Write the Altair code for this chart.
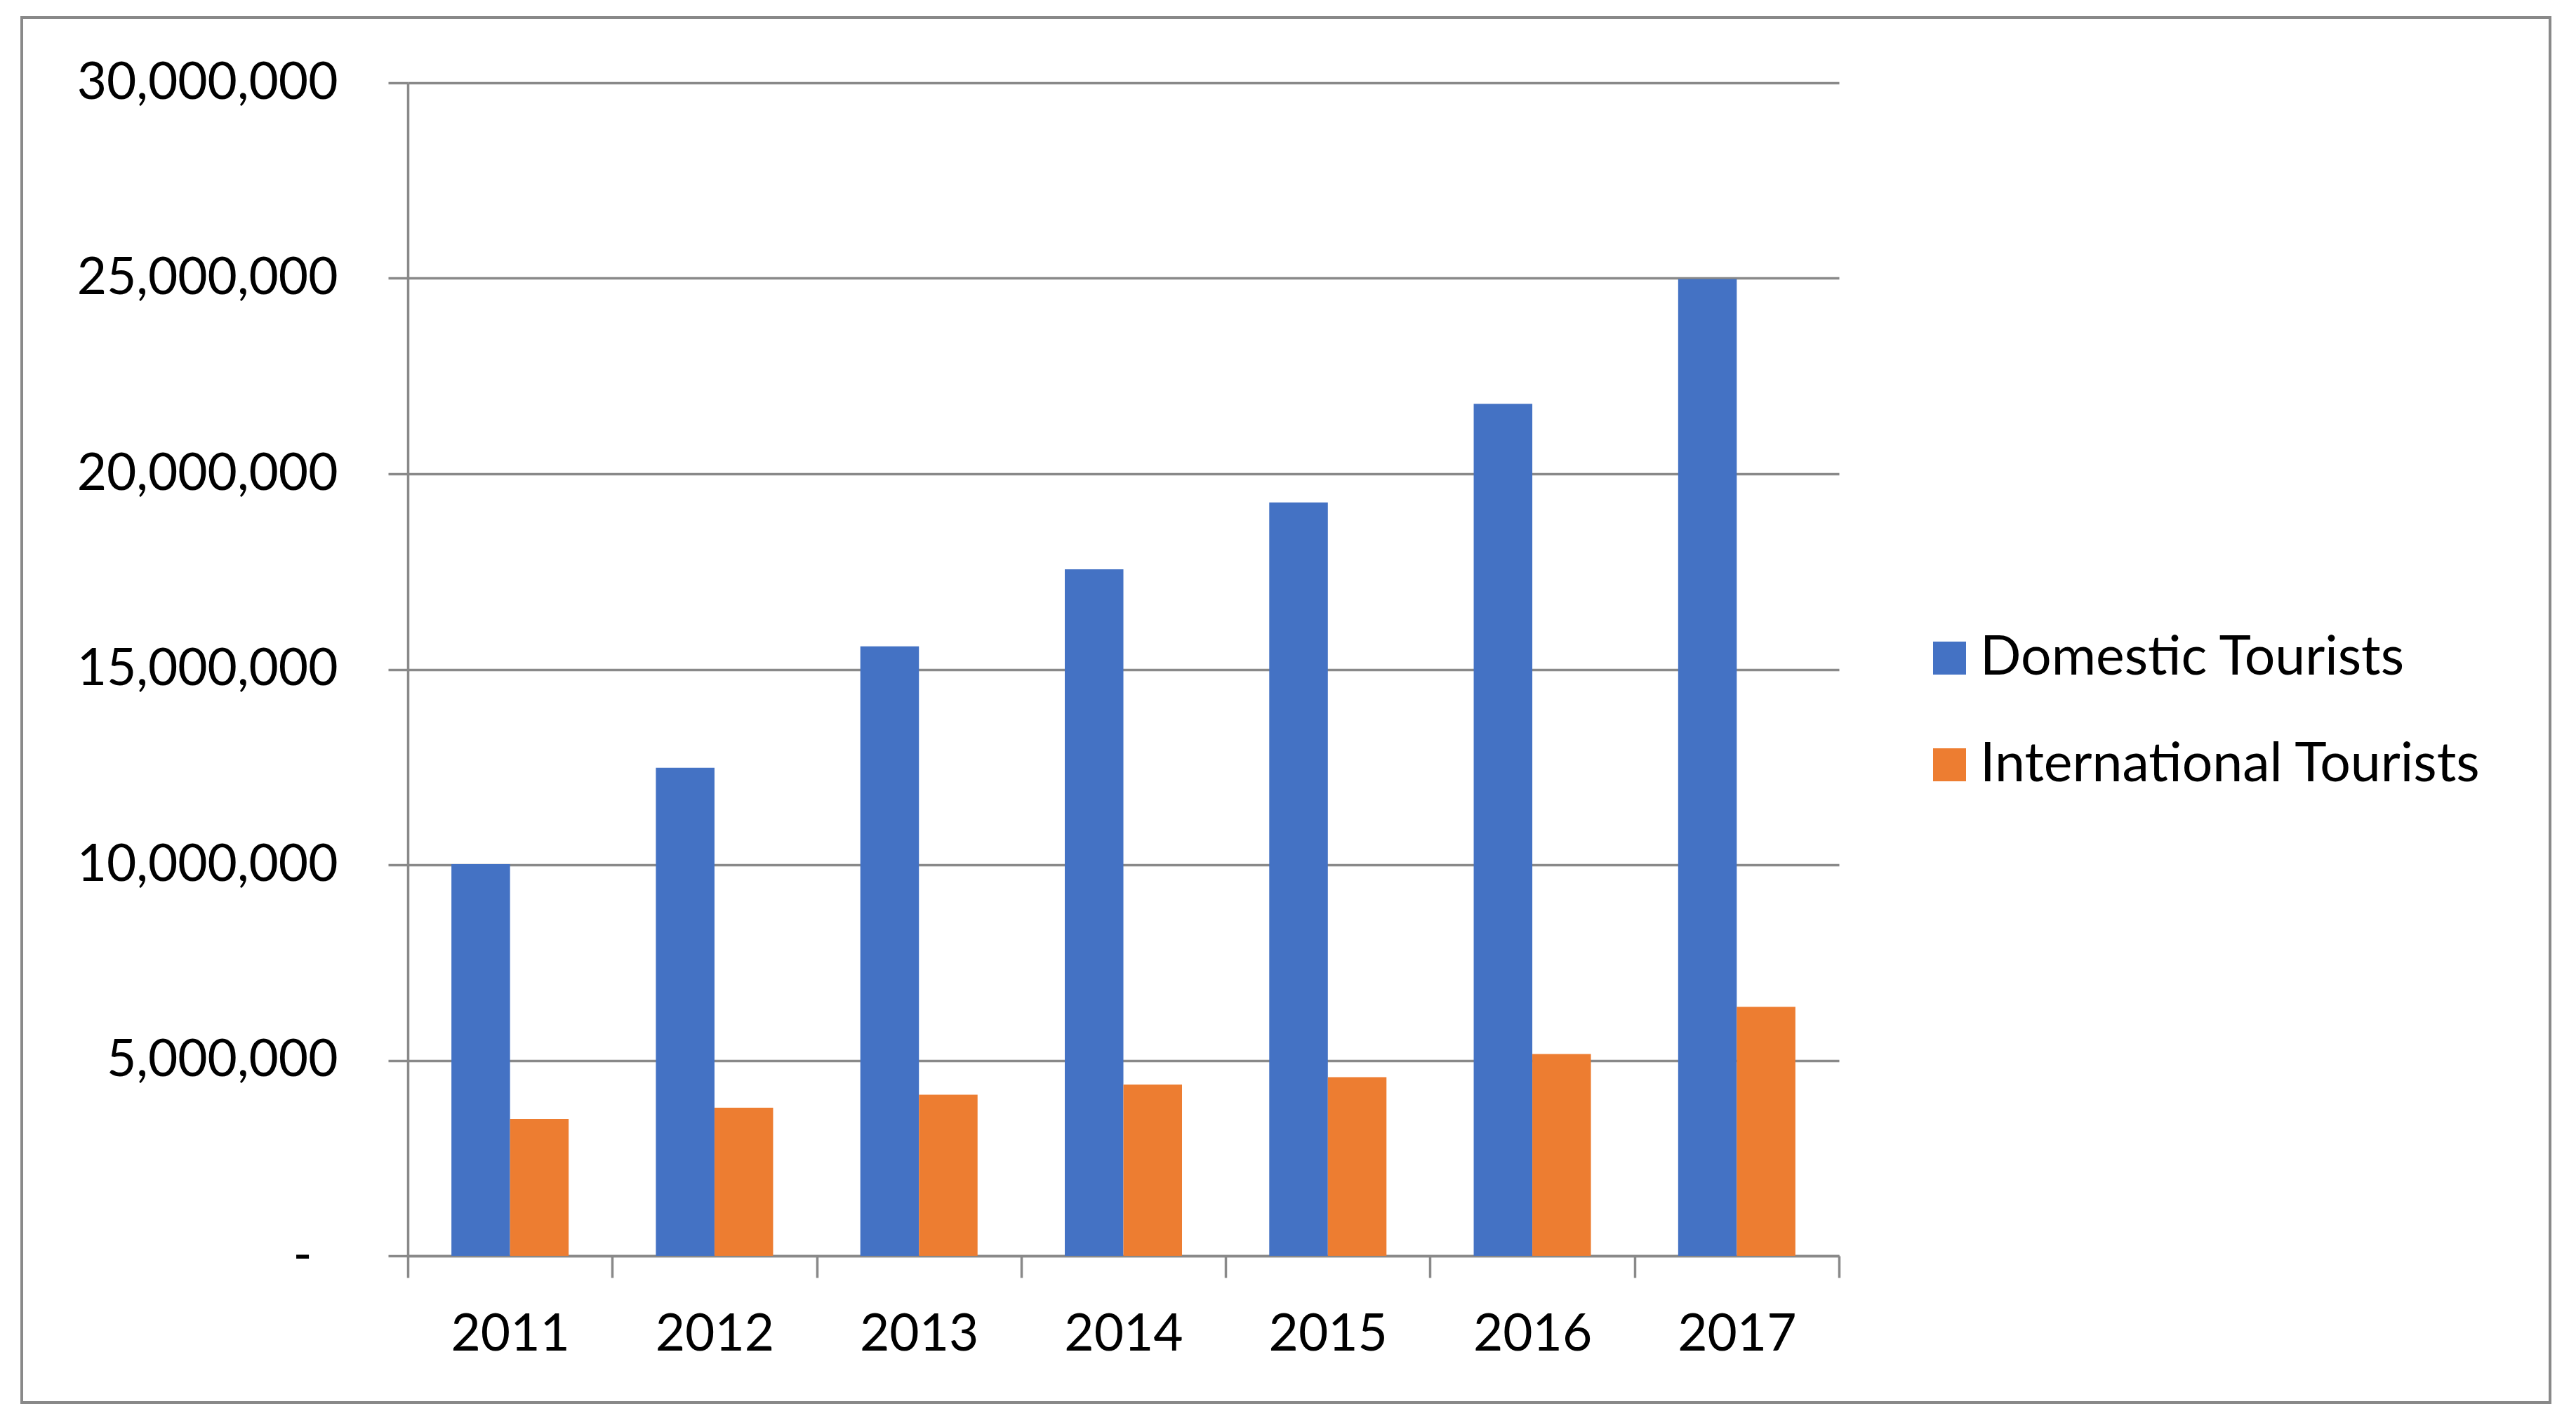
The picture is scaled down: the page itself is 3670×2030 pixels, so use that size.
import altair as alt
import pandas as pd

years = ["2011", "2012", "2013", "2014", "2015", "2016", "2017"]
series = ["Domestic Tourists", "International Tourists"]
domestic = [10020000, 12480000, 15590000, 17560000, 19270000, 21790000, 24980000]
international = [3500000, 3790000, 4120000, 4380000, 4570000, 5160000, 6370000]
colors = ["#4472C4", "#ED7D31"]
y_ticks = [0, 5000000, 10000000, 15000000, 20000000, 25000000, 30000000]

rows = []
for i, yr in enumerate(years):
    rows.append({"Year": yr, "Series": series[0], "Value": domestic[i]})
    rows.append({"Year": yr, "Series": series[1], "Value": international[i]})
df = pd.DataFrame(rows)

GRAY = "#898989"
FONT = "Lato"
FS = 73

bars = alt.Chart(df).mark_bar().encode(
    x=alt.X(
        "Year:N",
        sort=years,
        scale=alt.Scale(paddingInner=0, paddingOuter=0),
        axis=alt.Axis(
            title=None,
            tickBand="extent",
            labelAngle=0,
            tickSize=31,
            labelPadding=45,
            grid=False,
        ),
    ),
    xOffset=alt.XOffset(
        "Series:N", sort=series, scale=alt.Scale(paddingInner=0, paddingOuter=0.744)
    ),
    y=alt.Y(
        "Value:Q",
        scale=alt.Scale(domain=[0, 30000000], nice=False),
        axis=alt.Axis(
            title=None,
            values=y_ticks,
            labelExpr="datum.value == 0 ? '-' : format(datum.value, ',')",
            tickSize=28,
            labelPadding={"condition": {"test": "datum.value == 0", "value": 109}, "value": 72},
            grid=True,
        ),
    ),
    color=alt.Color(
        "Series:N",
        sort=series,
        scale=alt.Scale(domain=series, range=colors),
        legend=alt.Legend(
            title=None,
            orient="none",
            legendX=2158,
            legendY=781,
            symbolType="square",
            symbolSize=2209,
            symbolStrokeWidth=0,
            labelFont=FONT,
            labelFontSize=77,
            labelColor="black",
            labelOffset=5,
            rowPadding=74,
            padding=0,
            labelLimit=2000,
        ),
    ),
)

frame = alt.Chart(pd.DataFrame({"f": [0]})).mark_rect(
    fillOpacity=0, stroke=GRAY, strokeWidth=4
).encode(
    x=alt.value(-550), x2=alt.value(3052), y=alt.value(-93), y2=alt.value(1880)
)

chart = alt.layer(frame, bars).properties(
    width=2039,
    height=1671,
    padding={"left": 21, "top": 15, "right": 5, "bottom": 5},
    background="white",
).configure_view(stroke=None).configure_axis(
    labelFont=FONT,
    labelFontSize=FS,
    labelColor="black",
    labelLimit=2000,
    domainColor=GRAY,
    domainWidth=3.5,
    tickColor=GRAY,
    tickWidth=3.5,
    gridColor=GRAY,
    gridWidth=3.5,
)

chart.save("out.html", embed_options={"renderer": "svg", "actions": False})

....

> _Problem requirements_: Take the line containing "The picture is" and the line containing "df = pd.DataFrame(rows)". Write out both and all lines between, exactly, and nothing more.

> _Result of the task_:
The picture is scaled down: the page itself is 3670×2030 pixels, so use that size.
import altair as alt
import pandas as pd

years = ["2011", "2012", "2013", "2014", "2015", "2016", "2017"]
series = ["Domestic Tourists", "International Tourists"]
domestic = [10020000, 12480000, 15590000, 17560000, 19270000, 21790000, 24980000]
international = [3500000, 3790000, 4120000, 4380000, 4570000, 5160000, 6370000]
colors = ["#4472C4", "#ED7D31"]
y_ticks = [0, 5000000, 10000000, 15000000, 20000000, 25000000, 30000000]

rows = []
for i, yr in enumerate(years):
    rows.append({"Year": yr, "Series": series[0], "Value": domestic[i]})
    rows.append({"Year": yr, "Series": series[1], "Value": international[i]})
df = pd.DataFrame(rows)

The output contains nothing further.